Being over-careful is good practice especially for presentation to the management but factual issues should not be distorted for that sake.
What I mean if an FPGA low level functionality (registers, luts, blocks, and successful timing) doesn't work as expected for each and every clock edge then we ought to give up or we add mitigation logic of some type.
To my understanding mitigation is the domain of safety critical applications or aerospace and it requires small sized designs with plenty plenty of work to detect or correct events such as SEU...etc.
But I notice many fpga engineers carry some remnants of mitigation mindset everywhere and it is this that I hate...
The most famous example: if a state machine enters unreachable state and then what?
Is it enough just to add when others ? and does various state coding imply fpga registers could go wrong?
I believe we should then reset the state and then reset all associated signals and reset input module and reset output module and well reset all system and don't worry about your design switching on and off as a result. Else a partial mitigation is pointless.
Another example "if count = n ..." and somebody would review the code and say no sir add if count > n as well to make it more solid just in case.
My answer is that my counter is meant not to be more than n but less and I should not bother about unreachable state of > n. I do not want to mask any potential bugs...
There might be tens of thousands or hundreds of thousands of registers in a design so why just make some more solid and forget others.
so in short we either mitigate faults correctly when the application is critical or assume fpga will work and should be trusted instead of half-baked solutions for non-critical cases.
Here we need to differentiate between fpga primary logic per se and user made functionality out of that logic.
FPGA primary logic should be trusted but user design may not be. Flaky designs are common and mitigation may be considered here but can also mask bugs or patch them up.
For example there might be cases when some logic is locking to some signal and loss of lock may need to be mitigated.
Another example: some designs decide I/Q pairing from a serial I-Q-I-Q stream based on just one single initial check but I would prefer to have self-correcting logic if I am not sure about my simulation cover or not confident about the module that generates the stream of I-Q-I-Q designed by my next door neighbour
This sounds like a design -unfairly- needs to check and correct its inputs which is the responsibility of input module.
Any comments appreciated.
This is an area I can help you with having designed a few FPGA for space and other SIL 4 applications along with many more commercial applications.
They do work right up until the point the do not and you need to ensure that for your application and environment there is no issues. It is not just the SEU/SEE which needs to be considered but a whole range of environmental conditions and applications.
you cannot just rely upon the when others of the state machine generally without additional constraints to stop kit being optimised out as there generally is no entry path to it.
I have seen vibration on bond wires within a FPGA cause a state machine to malfunction, it is costly to discover this at a later point in time. Hence we why many people carry over good design practices. The key of course is knowing the difference between the approaches required, simple mitigation e.g ECC on memories, safe counters and state machines are much simpler and have a minimal overhead compared to say implementing TMR and in that case which TMR.

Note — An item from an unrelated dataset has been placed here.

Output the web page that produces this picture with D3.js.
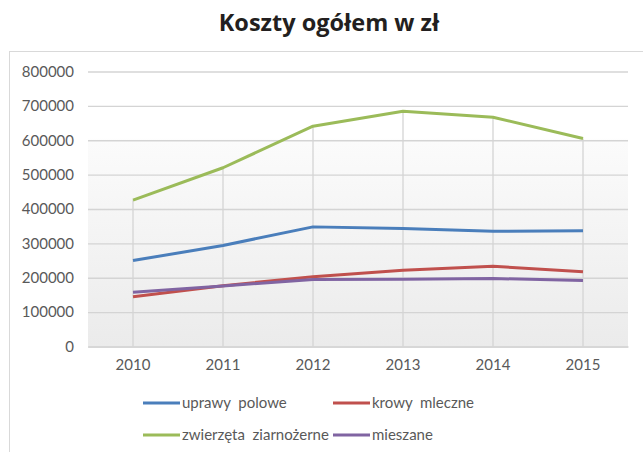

As I said I wrote and spoke quite a bit about this over the years following my design experiences I outlined some of the issues and challenges below for those that are interested.
Just my few comments to get the discussion started.
I gave a 65 minute lecture on it FPGA kongress this year which was I recreated for the xilinx blog you can find a copy of it here 65 minute video
I also wrote a paper on how to develop the safety critical state machines Paper on state machines here
I spoke at EE live a few years ago on a similar topic too so check out this link presentation
Some aspects of MTBF
Thanks Adam for the contribution and the links, I will look into them.
You confirmed that mitigation is not as easy as just putting back one or so register that keeled over. However, my discussion is based on two perspectives; one is that how to mitigate (critical applications) but the other is that when not to (non-critical) and my view is "respect fpga and do not add any mitigation if the application is non critical".
In this connection I am not easy with Quartus having a setting called "safe state machine". May be that determines state encoding and implementing when others... but it implies that otherwise it is unsafe and so I better use safe setting or keep it quiet and defend myself. All this in unnecessary for non critical applications.
These issues may be taken easily by designers but in a team environment when we have to interface or review code it can lead to conflicts and also creates a loose culture of "technical knowledge".